* [MATERIAL PROVIDED]
--------------------------------

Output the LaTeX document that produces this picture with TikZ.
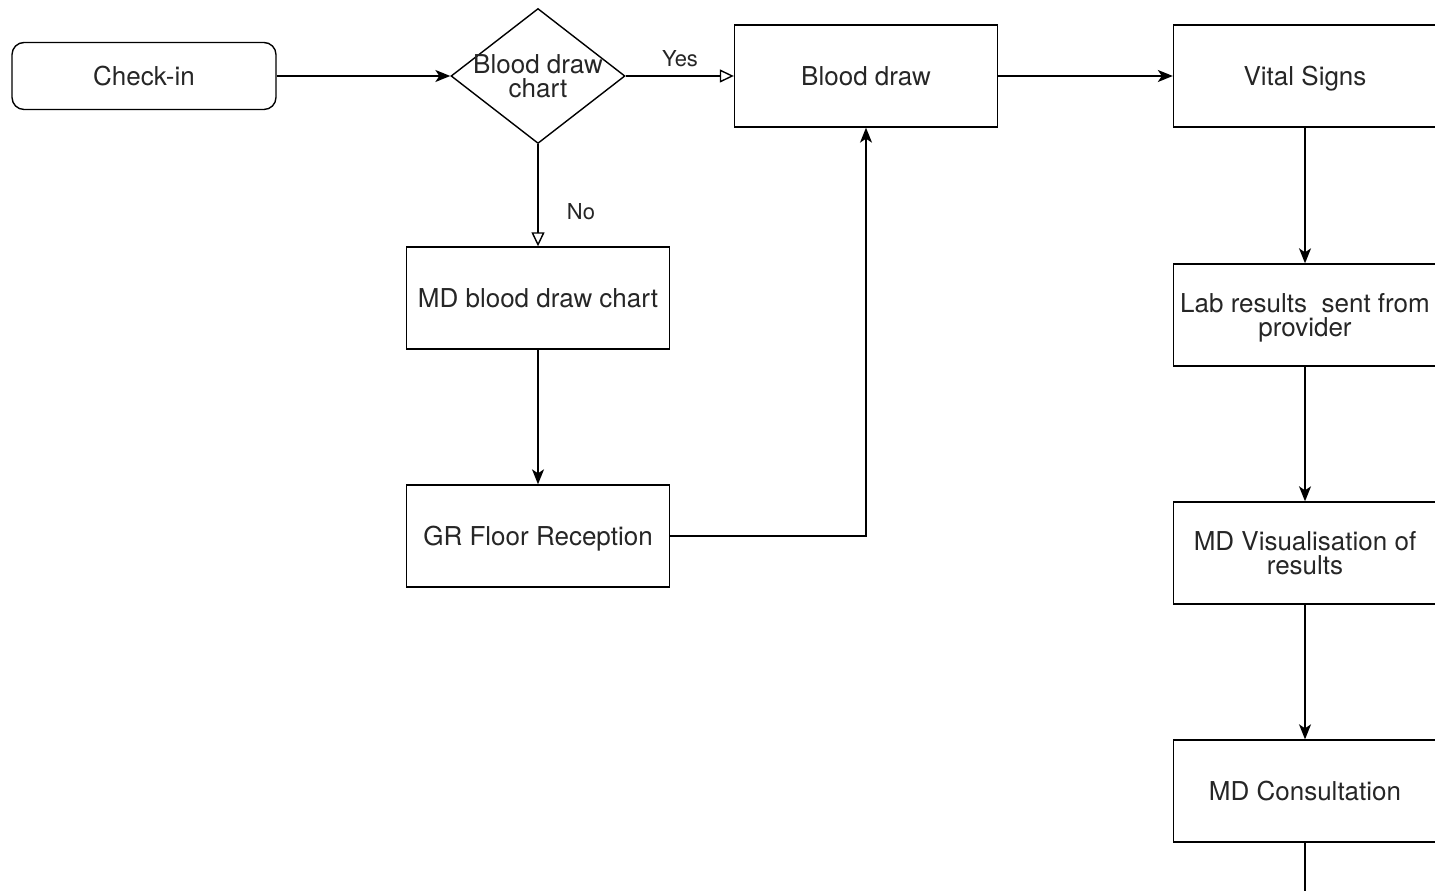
\documentclass[tikz,border=0pt]{standalone}
\usepackage{fontspec}
\setmainfont{TeX Gyre Heros}
\usetikzlibrary{shapes.geometric,arrows.meta}
\tikzset{
  boxtext/.style={font=\fontsize{14.8}{13.6}\selectfont, text=black!85},
  stepbox/.style={draw, line width=0.8pt, minimum width=5.26cm, minimum height=2.04cm,
    inner sep=0pt, text depth=0pt, align=center, boxtext},
  startbox/.style={stepbox, rounded corners=0.24cm, minimum width=5.28cm, minimum height=1.34cm},
  decision/.style={draw, diamond, line width=0.8pt, minimum width=3.48cm, minimum height=2.7cm,
    inner sep=0pt},
  flow/.style={line width=0.8pt, -{Stealth[length=0.3cm, width=0.24cm, inset=0.08cm]}},
  branch/.style={line width=0.8pt, -{Triangle[open, length=0.28cm, width=0.26cm]}},
  tag/.style={font=\fontsize{12.5}{14}\selectfont, text=black!85}
}
\begin{document}
\begin{tikzpicture}[x=0.02cm, y=-0.02cm]
    \clip (0,0) rectangle (1435,891);
    % left column
    \node[startbox] (checkin) at (144,76) {Check-in};
    \node[decision, label={[boxtext, align=center]center:Blood draw\\chart}] (chart) at (538,76) {};
    \node[stepbox] (mdchart) at (538,298) {MD blood draw chart};
    \node[stepbox] (reception) at (538,536) {GR Floor Reception};
    % middle and right column
    \node[stepbox] (draw) at (866,76) {Blood draw};
    \node[stepbox] (vitals) at (1305,76) {Vital Signs};
    \node[stepbox] (lab) at (1305,315) {Lab results\ \ sent from\\provider};
    \node[stepbox] (visual) at (1305,553) {MD Visualisation of\\results};
    \node[stepbox] (consult) at (1305,791) {MD Consultation};
    \coordinate (out) at (1305,900);
    % connectors
    \draw[flow] (checkin) -- (chart);
    \draw[branch] (chart.east) -- (draw.west);
    \draw[branch] (chart.south) -- (mdchart.north);
    \node[tag] (yes) at (680,59) {Yes};
    \node[tag] (no) at (581,212) {No};
    \draw[flow] (mdchart) -- (reception);
    \draw[flow] (reception.east) -| (draw.south);
    \draw[flow] (draw) -- (vitals);
    \draw[flow] (vitals) -- (lab);
    \draw[flow] (lab) -- (visual);
    \draw[flow] (visual) -- (consult);
    \draw[line width=0.8pt] (consult) -- (out);
\end{tikzpicture}
\end{document}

--------------------------------

* [EXERCISE TASK] Your copy of the data above should match it exactly, except that pictures are left out.

* [EXERCISE ANSWER]
Output the LaTeX document that produces this picture with TikZ.
\documentclass[tikz,border=0pt]{standalone}
\usepackage{fontspec}
\setmainfont{TeX Gyre Heros}
\usetikzlibrary{shapes.geometric,arrows.meta}
\tikzset{
  boxtext/.style={font=\fontsize{14.8}{13.6}\selectfont, text=black!85},
  stepbox/.style={draw, line width=0.8pt, minimum width=5.26cm, minimum height=2.04cm,
    inner sep=0pt, text depth=0pt, align=center, boxtext},
  startbox/.style={stepbox, rounded corners=0.24cm, minimum width=5.28cm, minimum height=1.34cm},
  decision/.style={draw, diamond, line width=0.8pt, minimum width=3.48cm, minimum height=2.7cm,
    inner sep=0pt},
  flow/.style={line width=0.8pt, -{Stealth[length=0.3cm, width=0.24cm, inset=0.08cm]}},
  branch/.style={line width=0.8pt, -{Triangle[open, length=0.28cm, width=0.26cm]}},
  tag/.style={font=\fontsize{12.5}{14}\selectfont, text=black!85}
}
\begin{document}
\begin{tikzpicture}[x=0.02cm, y=-0.02cm]
    \clip (0,0) rectangle (1435,891);
    % left column
    \node[startbox] (checkin) at (144,76) {Check-in};
    \node[decision, label={[boxtext, align=center]center:Blood draw\\chart}] (chart) at (538,76) {};
    \node[stepbox] (mdchart) at (538,298) {MD blood draw chart};
    \node[stepbox] (reception) at (538,536) {GR Floor Reception};
    % middle and right column
    \node[stepbox] (draw) at (866,76) {Blood draw};
    \node[stepbox] (vitals) at (1305,76) {Vital Signs};
    \node[stepbox] (lab) at (1305,315) {Lab results\ \ sent from\\provider};
    \node[stepbox] (visual) at (1305,553) {MD Visualisation of\\results};
    \node[stepbox] (consult) at (1305,791) {MD Consultation};
    \coordinate (out) at (1305,900);
    % connectors
    \draw[flow] (checkin) -- (chart);
    \draw[branch] (chart.east) -- (draw.west);
    \draw[branch] (chart.south) -- (mdchart.north);
    \node[tag] (yes) at (680,59) {Yes};
    \node[tag] (no) at (581,212) {No};
    \draw[flow] (mdchart) -- (reception);
    \draw[flow] (reception.east) -| (draw.south);
    \draw[flow] (draw) -- (vitals);
    \draw[flow] (vitals) -- (lab);
    \draw[flow] (lab) -- (visual);
    \draw[flow] (visual) -- (consult);
    \draw[line width=0.8pt] (consult) -- (out);
\end{tikzpicture}
\end{document}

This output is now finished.